INFORMATION PROVIDED —

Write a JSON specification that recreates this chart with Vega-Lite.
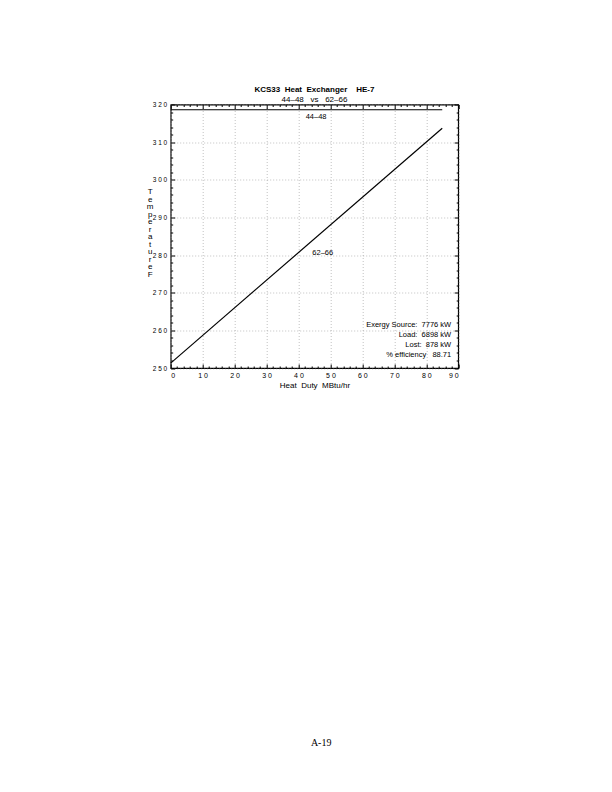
{
  "$schema": "https://vega.github.io/schema/vega-lite/v6.json",
  "autosize": {"type": "none"},
  "padding": {"left": 170.7, "top": 104.5, "right": 153.8, "bottom": 424},
  "width": 287.5,
  "height": 263.5,
  "background": "white",
  "config": {
    "view": {"stroke": "black", "strokeWidth": 1.2},
    "font": "Liberation Sans",
    "axis": {
      "domain": false,
      "labelFont": "Liberation Sans",
      "labelFontSize": 7,
      "labelColor": "black",
      "tickColor": "black",
      "tickWidth": 1,
      "titleFont": "Liberation Sans",
      "titleFontWeight": "normal",
      "titleColor": "black",
      "titleFontSize": 8
    }
  },
  "title": {
    "text": "KCS33\u00a0\u00a0Heat\u00a0\u00a0Exchanger\u00a0\u00a0\u00a0\u00a0HE-7",
    "subtitle": "44–48\u00a0\u00a0\u00a0vs\u00a0\u00a0\u00a062–66",
    "font": "Liberation Sans",
    "fontSize": 8,
    "fontWeight": "bold",
    "color": "black",
    "subtitleFont": "Liberation Sans",
    "subtitleFontSize": 8,
    "subtitleColor": "black",
    "subtitlePadding": 2,
    "anchor": "middle",
    "offset": -2
  },
  "datasets": {
    "lines": [
      {"duty": 0, "temp": 318.6, "stream": "44-48"},
      {"duty": 85, "temp": 318.6, "stream": "44-48"},
      {"duty": 0, "temp": 251.3, "stream": "62-66"},
      {"duty": 85, "temp": 313.7, "stream": "62-66"}
    ],
    "labels": [
      {"duty": 45.5, "temp": 316.6, "label": "44–48"},
      {"duty": 47.6, "temp": 280.6, "label": "62–66"}
    ],
    "info": [
      {"duty": 87.8, "temp": 261.4, "label": "Exergy Source:\u00a0 7776 kW"},
      {"duty": 87.8, "temp": 258.7, "label": "Load:\u00a0 6898 kW"},
      {"duty": 87.8, "temp": 256.0, "label": "Lost:\u00a0 878 kW"},
      {"duty": 87.8, "temp": 253.4, "label": "% efficiency\u00a0\u00a0 88.71"}
    ],
    "footer": [
      {"duty": 47.1, "temp": 150.4, "label": "A-19"}
    ]
  },
  "resolve": {"axis": {"x": "independent", "y": "independent"}},
  "layer": [
    {
      "data": {"name": "lines"},
      "transform": [{"filter": "datum.stream === '62-66'"}],
      "mark": {"type": "line", "color": "black", "strokeWidth": 1.2},
      "encoding": {
        "x": {
          "field": "duty", "type": "quantitative",
          "scale": {"domain": [0, 90], "nice": false, "zero": false},
          "axis": {
            "orient": "bottom",
            "values": [0,2,4,6,8,10,12,14,16,18,20,22,24,26,28,30,32,34,36,38,40,42,44,46,48,50,52,54,56,58,60,62,64,66,68,70,72,74,76,78,80,82,84,86,88,90],
            "labelExpr": "datum.value % 10 === 0 ? join(split(datum.label, ''), ' ') : ''",
            "tickSize": {"condition": {"test": "datum.value % 10 === 0", "value": -4}, "value": -2},
            "grid": true,
            "gridColor": "#999999",
            "gridDash": [1, 2],
            "gridWidth": 0.6,
            "gridOpacity": {"condition": {"test": "datum.value % 10 === 0", "value": 1}, "value": 0},
            "labelPadding": 7,
            "title": "Heat\u00a0 Duty\u00a0 MBtu/hr",
            "titlePadding": 3
          }
        },
        "y": {
          "field": "temp", "type": "quantitative",
          "scale": {"domain": [250, 320], "nice": false, "zero": false},
          "axis": {
            "orient": "left",
            "values": [250,252,254,256,258,260,262,264,266,268,270,272,274,276,278,280,282,284,286,288,290,292,294,296,298,300,302,304,306,308,310,312,314,316,318,320],
            "labelExpr": "datum.value % 10 === 0 ? join(split(datum.label, ''), ' ') : ''",
            "tickSize": {"condition": {"test": "datum.value % 10 === 0", "value": -4}, "value": -2},
            "grid": true,
            "gridColor": "#999999",
            "gridDash": [1, 2],
            "gridWidth": 0.6,
            "gridOpacity": {"condition": {"test": "datum.value % 10 === 0", "value": 1}, "value": 0},
            "labelPadding": 8,
            "labelFontSize": 6.5,
            "title": ["T","e","m","p","e","r","a","t","u","r","e","\u00a0","F"],
            "titleAngle": 0,
            "titleAlign": "center",
            "titleBaseline": "top",
            "titleLineHeight": 7.5,
            "titleFontSize": 8,
            "titleX": -21,
            "titleY": 83
          }
        }
      }
    },
    {
      "data": {"name": "lines"},
      "transform": [{"filter": "datum.stream === '44-48'"}],
      "mark": {"type": "line", "color": "black", "strokeWidth": 1.2},
      "encoding": {
        "x": {
          "field": "duty", "type": "quantitative",
          "axis": {
            "orient": "top",
            "values": [0,2,4,6,8,10,12,14,16,18,20,22,24,26,28,30,32,34,36,38,40,42,44,46,48,50,52,54,56,58,60,62,64,66,68,70,72,74,76,78,80,82,84,86,88,90],
            "labels": false,
            "grid": false,
            "tickSize": {"condition": {"test": "datum.value % 10 === 0", "value": -4}, "value": -2},
            "title": null
          }
        },
        "y": {
          "field": "temp", "type": "quantitative",
          "axis": {
            "orient": "right",
            "values": [250,252,254,256,258,260,262,264,266,268,270,272,274,276,278,280,282,284,286,288,290,292,294,296,298,300,302,304,306,308,310,312,314,316,318,320],
            "labels": false,
            "grid": false,
            "tickSize": {"condition": {"test": "datum.value % 10 === 0", "value": -4}, "value": -2},
            "title": null
          }
        }
      }
    },
    {
      "data": {"name": "labels"},
      "mark": {"type": "text", "fontSize": 7.5, "font": "Liberation Sans", "color": "black", "align": "center", "baseline": "middle"},
      "encoding": {
        "x": {"field": "duty", "type": "quantitative", "axis": null},
        "y": {"field": "temp", "type": "quantitative", "axis": null},
        "text": {"field": "label"}
      }
    },
    {
      "data": {"name": "info"},
      "mark": {"type": "text", "fontSize": 7.5, "font": "Liberation Sans", "color": "black", "align": "right", "baseline": "middle"},
      "encoding": {
        "x": {"field": "duty", "type": "quantitative", "axis": null},
        "y": {"field": "temp", "type": "quantitative", "axis": null},
        "text": {"field": "label"}
      }
    },
    {
      "data": {"name": "footer"},
      "mark": {"type": "text", "fontSize": 10, "font": "Liberation Serif", "color": "black", "align": "center", "baseline": "middle", "clip": false},
      "encoding": {
        "x": {"field": "duty", "type": "quantitative", "axis": null},
        "y": {"field": "temp", "type": "quantitative", "axis": null},
        "text": {"field": "label"}
      }
    }
  ]
}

WRITTEN REQUEST — Reproduce the data above in full, exactly as it is, with the pictures left out.

ANSWER IN FULL —
Write a JSON specification that recreates this chart with Vega-Lite.
{
  "$schema": "https://vega.github.io/schema/vega-lite/v6.json",
  "autosize": {"type": "none"},
  "padding": {"left": 170.7, "top": 104.5, "right": 153.8, "bottom": 424},
  "width": 287.5,
  "height": 263.5,
  "background": "white",
  "config": {
    "view": {"stroke": "black", "strokeWidth": 1.2},
    "font": "Liberation Sans",
    "axis": {
      "domain": false,
      "labelFont": "Liberation Sans",
      "labelFontSize": 7,
      "labelColor": "black",
      "tickColor": "black",
      "tickWidth": 1,
      "titleFont": "Liberation Sans",
      "titleFontWeight": "normal",
      "titleColor": "black",
      "titleFontSize": 8
    }
  },
  "title": {
    "text": "KCS33\u00a0\u00a0Heat\u00a0\u00a0Exchanger\u00a0\u00a0\u00a0\u00a0HE-7",
    "subtitle": "44–48\u00a0\u00a0\u00a0vs\u00a0\u00a0\u00a062–66",
    "font": "Liberation Sans",
    "fontSize": 8,
    "fontWeight": "bold",
    "color": "black",
    "subtitleFont": "Liberation Sans",
    "subtitleFontSize": 8,
    "subtitleColor": "black",
    "subtitlePadding": 2,
    "anchor": "middle",
    "offset": -2
  },
  "datasets": {
    "lines": [
      {"duty": 0, "temp": 318.6, "stream": "44-48"},
      {"duty": 85, "temp": 318.6, "stream": "44-48"},
      {"duty": 0, "temp": 251.3, "stream": "62-66"},
      {"duty": 85, "temp": 313.7, "stream": "62-66"}
    ],
    "labels": [
      {"duty": 45.5, "temp": 316.6, "label": "44–48"},
      {"duty": 47.6, "temp": 280.6, "label": "62–66"}
    ],
    "info": [
      {"duty": 87.8, "temp": 261.4, "label": "Exergy Source:\u00a0 7776 kW"},
      {"duty": 87.8, "temp": 258.7, "label": "Load:\u00a0 6898 kW"},
      {"duty": 87.8, "temp": 256.0, "label": "Lost:\u00a0 878 kW"},
      {"duty": 87.8, "temp": 253.4, "label": "% efficiency\u00a0\u00a0 88.71"}
    ],
    "footer": [
      {"duty": 47.1, "temp": 150.4, "label": "A-19"}
    ]
  },
  "resolve": {"axis": {"x": "independent", "y": "independent"}},
  "layer": [
    {
      "data": {"name": "lines"},
      "transform": [{"filter": "datum.stream === '62-66'"}],
      "mark": {"type": "line", "color": "black", "strokeWidth": 1.2},
      "encoding": {
        "x": {
          "field": "duty", "type": "quantitative",
          "scale": {"domain": [0, 90], "nice": false, "zero": false},
          "axis": {
            "orient": "bottom",
            "values": [0,2,4,6,8,10,12,14,16,18,20,22,24,26,28,30,32,34,36,38,40,42,44,46,48,50,52,54,56,58,60,62,64,66,68,70,72,74,76,78,80,82,84,86,88,90],
            "labelExpr": "datum.value % 10 === 0 ? join(split(datum.label, ''), ' ') : ''",
            "tickSize": {"condition": {"test": "datum.value % 10 === 0", "value": -4}, "value": -2},
            "grid": true,
            "gridColor": "#999999",
            "gridDash": [1, 2],
            "gridWidth": 0.6,
            "gridOpacity": {"condition": {"test": "datum.value % 10 === 0", "value": 1}, "value": 0},
            "labelPadding": 7,
            "title": "Heat\u00a0 Duty\u00a0 MBtu/hr",
            "titlePadding": 3
          }
        },
        "y": {
          "field": "temp", "type": "quantitative",
          "scale": {"domain": [250, 320], "nice": false, "zero": false},
          "axis": {
            "orient": "left",
            "values": [250,252,254,256,258,260,262,264,266,268,270,272,274,276,278,280,282,284,286,288,290,292,294,296,298,300,302,304,306,308,310,312,314,316,318,320],
            "labelExpr": "datum.value % 10 === 0 ? join(split(datum.label, ''), ' ') : ''",
            "tickSize": {"condition": {"test": "datum.value % 10 === 0", "value": -4}, "value": -2},
            "grid": true,
            "gridColor": "#999999",
            "gridDash": [1, 2],
            "gridWidth": 0.6,
            "gridOpacity": {"condition": {"test": "datum.value % 10 === 0", "value": 1}, "value": 0},
            "labelPadding": 8,
            "labelFontSize": 6.5,
            "title": ["T","e","m","p","e","r","a","t","u","r","e","\u00a0","F"],
            "titleAngle": 0,
            "titleAlign": "center",
            "titleBaseline": "top",
            "titleLineHeight": 7.5,
            "titleFontSize": 8,
            "titleX": -21,
            "titleY": 83
          }
        }
      }
    },
    {
      "data": {"name": "lines"},
      "transform": [{"filter": "datum.stream === '44-48'"}],
      "mark": {"type": "line", "color": "black", "strokeWidth": 1.2},
      "encoding": {
        "x": {
          "field": "duty", "type": "quantitative",
          "axis": {
            "orient": "top",
            "values": [0,2,4,6,8,10,12,14,16,18,20,22,24,26,28,30,32,34,36,38,40,42,44,46,48,50,52,54,56,58,60,62,64,66,68,70,72,74,76,78,80,82,84,86,88,90],
            "labels": false,
            "grid": false,
            "tickSize": {"condition": {"test": "datum.value % 10 === 0", "value": -4}, "value": -2},
            "title": null
          }
        },
        "y": {
          "field": "temp", "type": "quantitative",
          "axis": {
            "orient": "right",
            "values": [250,252,254,256,258,260,262,264,266,268,270,272,274,276,278,280,282,284,286,288,290,292,294,296,298,300,302,304,306,308,310,312,314,316,318,320],
            "labels": false,
            "grid": false,
            "tickSize": {"condition": {"test": "datum.value % 10 === 0", "value": -4}, "value": -2},
            "title": null
          }
        }
      }
    },
    {
      "data": {"name": "labels"},
      "mark": {"type": "text", "fontSize": 7.5, "font": "Liberation Sans", "color": "black", "align": "center", "baseline": "middle"},
      "encoding": {
        "x": {"field": "duty", "type": "quantitative", "axis": null},
        "y": {"field": "temp", "type": "quantitative", "axis": null},
        "text": {"field": "label"}
      }
    },
    {
      "data": {"name": "info"},
      "mark": {"type": "text", "fontSize": 7.5, "font": "Liberation Sans", "color": "black", "align": "right", "baseline": "middle"},
      "encoding": {
        "x": {"field": "duty", "type": "quantitative", "axis": null},
        "y": {"field": "temp", "type": "quantitative", "axis": null},
        "text": {"field": "label"}
      }
    },
    {
      "data": {"name": "footer"},
      "mark": {"type": "text", "fontSize": 10, "font": "Liberation Serif", "color": "black", "align": "center", "baseline": "middle", "clip": false},
      "encoding": {
        "x": {"field": "duty", "type": "quantitative", "axis": null},
        "y": {"field": "temp", "type": "quantitative", "axis": null},
        "text": {"field": "label"}
      }
    }
  ]
}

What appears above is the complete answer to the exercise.